The Taliban’s failure to take verifiable action against terrorist groups operating from Afghan soil has turned Afghanistan into a net exporter of insecurity. Major reporting has consistently linked Afghanistan’s permissive environment with the rising tempo of attacks in Pakistan.

Allowing this trajectory to continue unchecked risks recreating the pre-9/11 environment — this time with more sophisticated networks, advanced weaponry left behind after the Western withdrawal, and digital tools that accelerate recruitment and radicalisation. Evidence of ideological-military institutionalisation is increasingly visible, including reports of new militant training camps in Afghanistan linked to Taliban factions and allied groups.

For major powers, the strategic implications are clear. Supporting Pakistan in its efforts to eradicate cross-border terrorism is not a favour; it is a strategic necessity that requires intelligence cooperation, diplomatic backing, and coordinated international pressure on the Taliban to honour their commitments, dismantle terrorist sanctuaries, and end cross-border militancy.
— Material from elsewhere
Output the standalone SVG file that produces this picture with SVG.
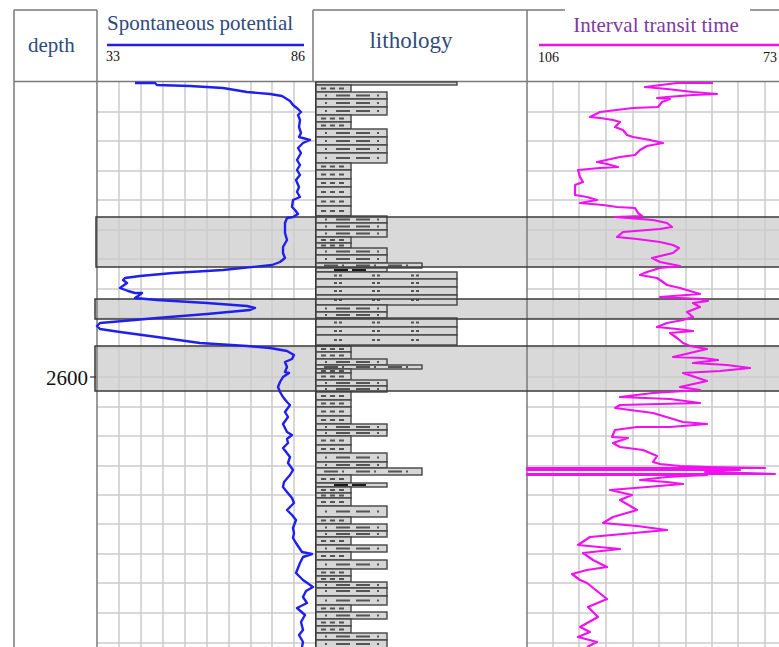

The alternative strategic neglect or proxy-driven destabilisation would be far costlier. Pakistan’s war on terror has never been only Pakistan’s war. It has been fought, often quietly and at enormous human cost, on behalf of a global order that depends on preventing ungoverned or ideologically weaponised spaces from becoming incubators of transnational violence. Pakistan’s 2025 operational tempo and threat environment have been extensively documented in international reporting tracking the resurgence of militant violence.

If the international community fails to recognise this reality, it risks learning once again, perhaps too late, that terrorism ignored at its source rarely stays there. The warning is no longer theoretical: international reports increasingly describe Afghanistan’s post-2021 environment as a convergence space for armed networks with regional reach, reinforcing the urgency of collective action against the renewed Afghanistan-based militant threat.


The views expressed in this article are those of the author and do not necessarily reflect the views of Dawn.